Не участвуй жена, Любовь Васильевна, в прокатке партийной газеты через бельевой каток, вряд ли ей нашлось бы место в воспоминаниях большевика Генриха Фишера. Ведь пишет же он, что в Англию «мы прибыли с 36 шиллингами на троих», даже не указывая, что у него уже был первый сын, Дэвид, трагически погибший впоследствии после возвращения семьи в Россию.
А вот другая дата в жизни Генриха Матвеевича: «После Второго съезда партии, который закончился в Лондоне, ко мне в Ньюкастл заехал т. Шевалкин, который взялся наладить экспедицию нелегальной литературы через Норвегию и Архангельск... Т. Шевалкин сообщил мне, что в Архангельске движение среди рабочих сильно разрослось и до настоящего времени (1903 год) у них провалов и арестов там не было...»
1903 год — это год рождения второго сына — Вилли. Но об этом событии — ни слова.
И дальше: «В 1905 году в Ньюкастле-на-Тайне стоял на ремонте русский пароход „Смоленск“. Я снабжал команду нелегальной литературой, пропагандировал; мы на нем проводили всей семьей почти все свободное время».
«Всей семьей» — значит, вероятно, брали с собой и двухлетнего Вилли. Ни о нем, ни о жене — ни звука.

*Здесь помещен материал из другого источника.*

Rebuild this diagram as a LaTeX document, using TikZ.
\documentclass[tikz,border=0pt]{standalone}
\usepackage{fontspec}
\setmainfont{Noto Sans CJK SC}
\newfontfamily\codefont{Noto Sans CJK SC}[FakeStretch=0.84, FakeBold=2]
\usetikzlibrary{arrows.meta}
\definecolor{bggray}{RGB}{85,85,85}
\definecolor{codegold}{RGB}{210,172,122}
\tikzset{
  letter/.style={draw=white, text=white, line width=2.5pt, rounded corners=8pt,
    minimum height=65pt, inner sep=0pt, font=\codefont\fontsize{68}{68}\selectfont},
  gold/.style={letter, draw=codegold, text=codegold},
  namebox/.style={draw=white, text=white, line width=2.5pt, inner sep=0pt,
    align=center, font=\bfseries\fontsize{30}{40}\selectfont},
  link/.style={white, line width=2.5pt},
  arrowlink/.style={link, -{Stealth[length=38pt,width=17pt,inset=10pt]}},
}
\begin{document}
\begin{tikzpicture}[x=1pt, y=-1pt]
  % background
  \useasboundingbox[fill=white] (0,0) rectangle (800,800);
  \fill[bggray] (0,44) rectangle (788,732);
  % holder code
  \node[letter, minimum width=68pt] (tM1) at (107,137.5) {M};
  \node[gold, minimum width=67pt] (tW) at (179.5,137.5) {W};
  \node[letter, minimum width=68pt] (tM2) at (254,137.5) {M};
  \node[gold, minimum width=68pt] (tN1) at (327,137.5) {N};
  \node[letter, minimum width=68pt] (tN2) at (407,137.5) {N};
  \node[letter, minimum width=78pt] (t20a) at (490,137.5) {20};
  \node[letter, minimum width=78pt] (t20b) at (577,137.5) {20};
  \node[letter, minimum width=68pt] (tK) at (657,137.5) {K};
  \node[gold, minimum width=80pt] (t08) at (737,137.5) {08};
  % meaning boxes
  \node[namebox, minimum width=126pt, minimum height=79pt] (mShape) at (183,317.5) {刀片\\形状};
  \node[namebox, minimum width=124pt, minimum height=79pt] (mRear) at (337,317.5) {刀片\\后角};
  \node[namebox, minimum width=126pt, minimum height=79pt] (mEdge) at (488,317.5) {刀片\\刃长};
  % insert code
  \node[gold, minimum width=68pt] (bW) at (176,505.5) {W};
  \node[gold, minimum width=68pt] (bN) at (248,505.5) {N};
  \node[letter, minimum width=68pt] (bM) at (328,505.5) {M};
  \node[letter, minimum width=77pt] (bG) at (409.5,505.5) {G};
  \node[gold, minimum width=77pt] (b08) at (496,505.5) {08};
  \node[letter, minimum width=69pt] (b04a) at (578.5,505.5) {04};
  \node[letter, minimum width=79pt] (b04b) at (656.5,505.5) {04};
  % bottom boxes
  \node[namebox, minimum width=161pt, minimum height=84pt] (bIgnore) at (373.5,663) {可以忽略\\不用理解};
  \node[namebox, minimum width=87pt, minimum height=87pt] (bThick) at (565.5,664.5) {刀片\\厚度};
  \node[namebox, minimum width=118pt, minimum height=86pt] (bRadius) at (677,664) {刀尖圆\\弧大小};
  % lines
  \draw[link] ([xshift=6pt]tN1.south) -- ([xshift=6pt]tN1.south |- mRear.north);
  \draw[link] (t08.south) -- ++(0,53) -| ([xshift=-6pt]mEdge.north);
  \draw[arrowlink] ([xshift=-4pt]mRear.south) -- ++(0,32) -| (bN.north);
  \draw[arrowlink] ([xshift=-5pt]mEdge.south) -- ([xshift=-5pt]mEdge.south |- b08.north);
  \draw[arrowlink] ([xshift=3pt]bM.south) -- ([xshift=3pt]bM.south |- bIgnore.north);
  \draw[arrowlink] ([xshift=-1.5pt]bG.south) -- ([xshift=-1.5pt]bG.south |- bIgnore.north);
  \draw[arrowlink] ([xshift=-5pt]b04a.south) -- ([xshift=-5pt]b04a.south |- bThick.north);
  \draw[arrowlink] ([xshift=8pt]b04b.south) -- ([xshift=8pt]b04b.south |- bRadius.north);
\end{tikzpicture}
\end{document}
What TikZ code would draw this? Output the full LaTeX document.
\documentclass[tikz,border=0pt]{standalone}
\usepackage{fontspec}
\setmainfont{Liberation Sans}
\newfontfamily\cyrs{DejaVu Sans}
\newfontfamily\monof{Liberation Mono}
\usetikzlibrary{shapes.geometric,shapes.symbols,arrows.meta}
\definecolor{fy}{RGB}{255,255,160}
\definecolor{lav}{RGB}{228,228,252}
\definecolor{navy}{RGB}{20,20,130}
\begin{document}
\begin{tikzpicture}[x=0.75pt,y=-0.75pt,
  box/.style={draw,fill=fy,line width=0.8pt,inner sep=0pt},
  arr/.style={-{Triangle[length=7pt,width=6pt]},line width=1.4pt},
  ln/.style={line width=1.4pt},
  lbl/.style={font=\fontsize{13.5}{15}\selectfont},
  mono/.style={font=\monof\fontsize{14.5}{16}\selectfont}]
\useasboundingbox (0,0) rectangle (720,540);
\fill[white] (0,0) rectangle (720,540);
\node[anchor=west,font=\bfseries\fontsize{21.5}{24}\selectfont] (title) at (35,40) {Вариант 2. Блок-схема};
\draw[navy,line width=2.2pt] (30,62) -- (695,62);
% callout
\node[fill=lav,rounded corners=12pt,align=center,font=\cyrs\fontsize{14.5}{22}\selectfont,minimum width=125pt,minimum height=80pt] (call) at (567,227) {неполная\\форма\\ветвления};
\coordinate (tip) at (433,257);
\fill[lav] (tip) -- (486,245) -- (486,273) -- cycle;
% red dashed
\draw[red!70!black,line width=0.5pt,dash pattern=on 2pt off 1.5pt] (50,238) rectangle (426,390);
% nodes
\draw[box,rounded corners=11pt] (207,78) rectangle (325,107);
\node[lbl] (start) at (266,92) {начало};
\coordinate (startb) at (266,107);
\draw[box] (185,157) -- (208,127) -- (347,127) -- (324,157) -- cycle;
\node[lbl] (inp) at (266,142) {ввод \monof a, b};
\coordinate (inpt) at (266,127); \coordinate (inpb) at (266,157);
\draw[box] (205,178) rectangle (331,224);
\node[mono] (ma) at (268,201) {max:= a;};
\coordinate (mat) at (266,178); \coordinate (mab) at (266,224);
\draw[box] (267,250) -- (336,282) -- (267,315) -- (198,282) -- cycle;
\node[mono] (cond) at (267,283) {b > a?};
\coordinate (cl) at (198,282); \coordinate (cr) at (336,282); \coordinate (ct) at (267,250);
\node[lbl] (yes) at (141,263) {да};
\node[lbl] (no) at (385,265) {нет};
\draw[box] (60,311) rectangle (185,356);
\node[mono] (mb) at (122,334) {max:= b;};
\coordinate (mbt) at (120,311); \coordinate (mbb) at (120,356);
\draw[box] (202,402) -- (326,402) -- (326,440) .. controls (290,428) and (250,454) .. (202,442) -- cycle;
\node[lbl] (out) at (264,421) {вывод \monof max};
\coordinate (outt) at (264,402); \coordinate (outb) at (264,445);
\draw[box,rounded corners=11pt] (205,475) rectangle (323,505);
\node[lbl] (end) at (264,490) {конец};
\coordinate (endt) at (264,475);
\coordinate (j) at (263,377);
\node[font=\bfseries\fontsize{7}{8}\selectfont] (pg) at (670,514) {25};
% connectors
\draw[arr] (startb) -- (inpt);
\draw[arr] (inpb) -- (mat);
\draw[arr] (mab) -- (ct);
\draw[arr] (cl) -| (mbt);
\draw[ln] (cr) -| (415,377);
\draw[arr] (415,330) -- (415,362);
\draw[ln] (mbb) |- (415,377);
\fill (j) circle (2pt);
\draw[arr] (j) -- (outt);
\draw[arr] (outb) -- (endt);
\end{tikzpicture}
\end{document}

А крошка-Вилли рос, ходил в школу, играл в футбол, тайком курил в уборной. Уборная, разумеется, находилась во дворе. Вилли потрошил окурки отцовских сигарет, покупал папиросную бумагу и, запершись в сортире, курил самокрутки, уверенный, что никто ни о чем не догадывается.
Вилли было лет четырнадцать, когда, запустив однажды руку в тайник с курительными сокровищами, он вместо мешочка с окурками, бумаги и спичек обнаружил там — пачку сигарет. Тех самых, которые курил отец.
В тот день Вилли внимательно следил за выражением лица Генриха Матвеевича. Но лицо оставалось непроницаемым. И лишь когда мать вышла на кухню, отец украдкой подмигнул сыну.
Четверть века спустя Вилли несколько раз рассказывал мне эту историю:
— Отец мне тогда преподал урок настоящей выдержки!
Выдержка! И заговор отца с сыном!
Для Вилли отец навсегда остался образцом собранности, универсального умения, энергии и безоглядной преданности партии.
Это наследство он и принял полностью.
К способностям отца, умевшего делать все своими руками, даже готовить, Вилли добавил живопись и игру на гитаре. Отец умел играть только на гармони. Его охотно приглашали на свадьбы и вечеринки.
Как великую честь воспринял юный Вилли возможность помогать отцу в его заговорщицкой революционной работе. Мальчишкой он уже раздавал листовки, бегал на «явки», «обеспечивая связь» как полноправный участник движения «Руки прочь от России». Вел пропаганду среди солдат и населения. Обо всем этом мне Вилли подробно рассказывал. А Генрих Фишер в своих воспоминаниях ни словом не упоминает о помощи сына.
Надо полагать, что уже когда началась первая мировая война, история со складами оружия была забыта. Папа-Фишер пишет о тех днях:
«Началась шовинистическая вакханалия. Меня рассчитали с завода, на котором я проработал 13 лет, просто потому, что я немецкой национальности. Поступил на другой завод — оттуда с полицейским вывели. И все это несмотря на то, что я уже принял английское подданство» (выделено мной. — К. Х.).
Замечу, что способность искренне возмущаться как вопиющей несправедливостью любым неприятным поступком «чужих» Вилли унаследовал от отца полностью. Как он клеймил американцев за то, что арестовали его! Да еще при исполнении правительственного задания!
Особую активность семья Фишеров развивает после Октябрьской революции. Но когда советская власть укрепилась и кампания «Руки прочь от России» сворачивается, папа-Фишер подает заявление с просьбой выдать ему заграничный паспорт. Он хочет покинуть Англию.
А 21 июля 1920 года получает отдельный паспорт за номером 207393 подданный Короны Вильям Август Фишер, родившийся от принявших британское подданство родителей 11 июля 1903 года в городе Ньюкастле-на-Тайне.
Пройдет несколько лет, и сын профессионального революционера, обрусевшего немца и британского подданного Генри Фишера, Вилли под своим именем и с подлинным паспортом вернется в страну, где он родился и вырос, чтобы начать именно там свой путь советского разведчика.
Его встретит во Франции, сопроводит через Ла-Манш и будет руководить какое-то время его работой старший товарищ по кличке Швед. Он же Никольский, он же Александр Орлов.